Nestled amidst this mix of green, gold and purple is the dining patio behind the house, close enough to the kitchen for easy access, but far enough to be its own outdoor room. While Danieli loves her time alone in the garden, she also enjoys entertaining, and during the summer, family and friends gather there often. A native of Udine, Italy, Danieli brings home-country traditions to the table and insisted that Groft include edibles in the garden — figs, rhubarb, tomatoes, asparagus and basil. But rather than create a separate vegetable plot, Groft incorporated fruits and vegetables into the garden.
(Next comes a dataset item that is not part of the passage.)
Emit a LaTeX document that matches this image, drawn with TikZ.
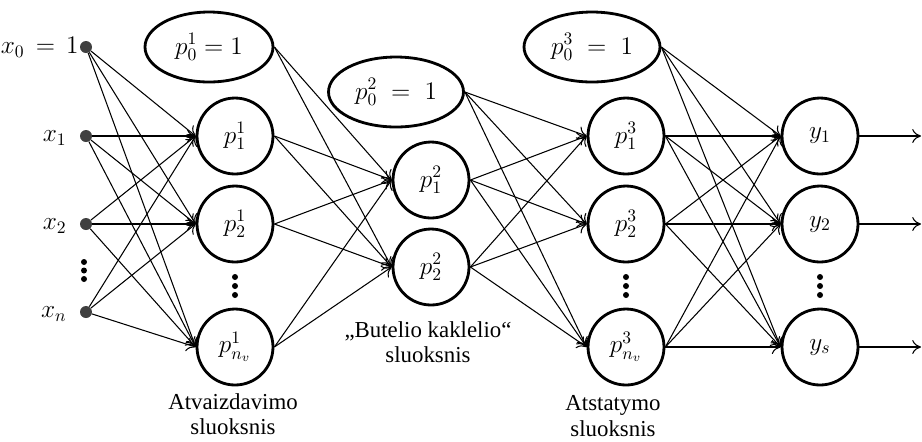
\documentclass[tikz,border=0pt]{standalone}
\usepackage{fontspec}
\setmainfont{Liberation Serif}
\usetikzlibrary{shapes.geometric,arrows.meta}

\begin{document}
\begin{tikzpicture}[x=0.02cm,y=-0.02cm,
        neuron/.style={circle, draw, line width=1.6pt, minimum size=1.52cm, inner sep=0pt, font=\fontsize{14}{16}\selectfont},
        bias/.style={ellipse, draw, line width=1.6pt, minimum height=1.4cm, inner sep=0pt, font=\fontsize{14}{16}\selectfont},
        input/.style={circle, fill=black!75, minimum size=0.24cm, inner sep=0pt},
        conn/.style={line width=0.6pt, -{To[length=5pt,width=8pt]}},
        inlabel/.style={anchor=east, inner sep=0pt, font=\fontsize{14}{16}\selectfont},
        caption/.style={align=center, font=\fontsize{13}{14.5}\selectfont}]

        \useasboundingbox (0,0) rectangle (922,441);

        % inputs
        \node[input] (x0) at (86,47) {};
        \node[input] (x1) at (86,136) {};
        \node[input] (x2) at (86,224) {};
        \node[input] (xn) at (86,312) {};
        \node[inlabel] (lx0) at (79,47) {$x_0\,=\,1$};
        \node[inlabel] (lx1) at (67,138) {$x_1$};
        \node[inlabel] (lx2) at (67,226) {$x_2$};
        \node[inlabel] (lxn) at (67,314) {$x_n$};

        % mapping layer
        \node[bias, minimum width=2.56cm] (p10) at (209,47) {$p_0^1 = 1$};
        \node[neuron] (p11) at (235,136) {$p_1^1$};
        \node[neuron] (p12) at (235,224) {$p_2^1$};
        \node[neuron] (p1n) at (235,347) {$p_{n_v}^1$};

        % bottleneck layer
        \node[bias, minimum width=2.7cm] (p20) at (396,92) {$p_0^2\;=\;1$};
        \node[neuron] (p21) at (431,180) {$p_1^2$};
        \node[neuron] (p22) at (431,267) {$p_2^2$};

        % demapping layer
        \node[bias, minimum width=2.72cm] (p30) at (592,47) {$p_0^3\;=\;1$};
        \node[neuron] (p31) at (626,136) {$p_1^3$};
        \node[neuron] (p32) at (626,224) {$p_2^3$};
        \node[neuron] (p3n) at (626,347) {$p_{n_v}^3$};

        % outputs
        \node[neuron] (y1) at (820,136) {$y_1$};
        \node[neuron] (y2) at (820,224) {$y_2$};
        \node[neuron] (ys) at (820,347) {$y_s$};
        \coordinate (o1) at (921,136);
        \coordinate (o2) at (921,224);
        \coordinate (os) at (921,347);

        % vertical dots
        \foreach \k in {0,1,2} {
            \fill (84,262+8.5*\k) circle (3);
            \fill (235,277+9*\k) circle (3);
            \fill (626,277+9*\k) circle (3);
            \fill (820,277+9*\k) circle (3);
        }

        % connections
        \foreach \s in {x0,x1,x2,xn}
            \foreach \t in {p11,p12,p1n}
                \draw[conn] (\s) -- (\t.west);
        \foreach \s in {p10,p11,p12,p1n}
            \foreach \t in {p21,p22}
                \draw[conn] (\s.east) -- (\t.west);
        \foreach \s in {p20,p21,p22}
            \foreach \t in {p31,p32,p3n}
                \draw[conn] (\s.east) -- (\t.west);
        \foreach \s in {p30,p31,p32,p3n}
            \foreach \t in {y1,y2,ys}
                \draw[conn] (\s.east) -- (\t.west);
        \draw[conn] (y1.east) -- (o1);
        \draw[conn] (y2.east) -- (o2);
        \draw[conn] (ys.east) -- (os);

        % layer names
        \node[caption] (c1) at (233,414) {Atvaizdavimo\\sluoksnis};
        \node[caption] (c2) at (428,342) {„Butelio kaklelio“\\sluoksnis};
        \node[caption] (c3) at (613,416) {Atstatymo\\sluoksnis};

\end{tikzpicture}
\end{document}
For example, blackberries and raspberries found a home on a long fence separating the house environs from the pool area. Though a safety requirement, the fence was also used  to break up the property aesthetically, but Groft made it scrimlike to allow a view through. Though initially Danieli resisted the notion of a swimming pool, her children insisted and now she’s glad to have it. One reason being Groft’s design — which includes wide steps for people to sit and talk with their feet in the water, dark tiles to enhance reflections and embracing plantings that give the 60-foot pool a pond-in-a-meadow feel.

Tucked away in the far corner the revised pool house, now a guesthouse, repeats the gray siding of the home and serves almost as a folly. A mow-what-grows path loops past it, separating a dense meadow of Pycnanthemum muticum, Baptisia australis, Euphorbia palustris, Eutrochium purpureum ssp. maculatum ‘Gateway’, Rudbeckia nitida ‘Herbstsonne’ and grasses from a hand-sown Eastern Long Island seed mix that merges seamlessly into a neighboring paddock.

A long arbor “nails down the pool,” as Groft says, and provides a sense of entry, its rusticity bridging the centuries. Though planted with a variety of vines and meant for shade, the structure is “high and light, rather than low and dark.” Sited to face west, it’s the ideal spot to lazily let the afternoon slip by, the setting sun giving grassy seedheads a fiery glow. A nearby fire pit, ringed with glacial boulders unearthed on site, can take convivial conversation and star gazing far into the evening. Says Danieli of the finished product: “The garden is simple, but you can see the vision and the design. Before I never went into the garden; now I am part of it.”